Today, according to the Drupal Core Metrics dashboard, Drupal Core has more than twice as much test code as production code. I didn't fully appreciate how much that would change things. You can't promise backward compatibility at Drupal's scale without extensive automated testing.
Our upgrades are now the smoothest in the project's history. And best of all, Drupal didn't end. It's still a top choice for organizations that need flexibility, security, and scale.
I recently came across an interview with Richard Hipp, SQLite's creator. SQLite has 90 million lines of tests for 150,000 lines of production code. That is a whopping 600-to-1 ratio. Hipp calls it "aviation-grade testing" and says it's what lets a team of three maintain billions of installations.

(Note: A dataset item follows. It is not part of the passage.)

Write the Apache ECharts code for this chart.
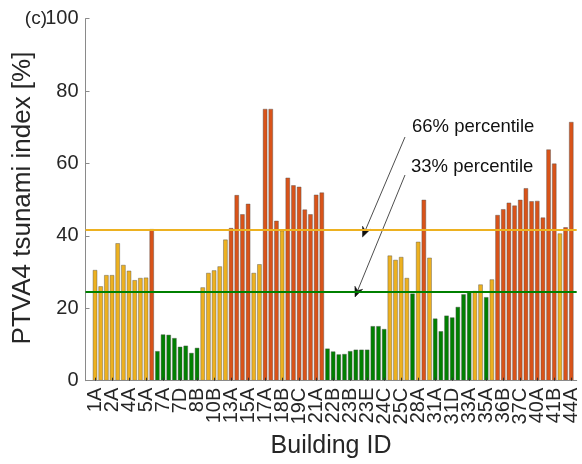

I suspect our test coverage will continue to grow over time. But Drupal can't match SQLite's ratio, and it doesn't need to. What matters is that we built the habits and discipline that work for us.
In 2006, I thought backward compatibility would be the end of Drupal. In 2026, I think it might be what keeps us here for another twenty years.
Thank you to everyone who wrote those tests.
It does make me wonder: what are we wrong about now? What should we be investing in today that will slowly reshape how we work and become an obvious advantage twenty years from now? And who is already saying it while the rest of us aren't listening?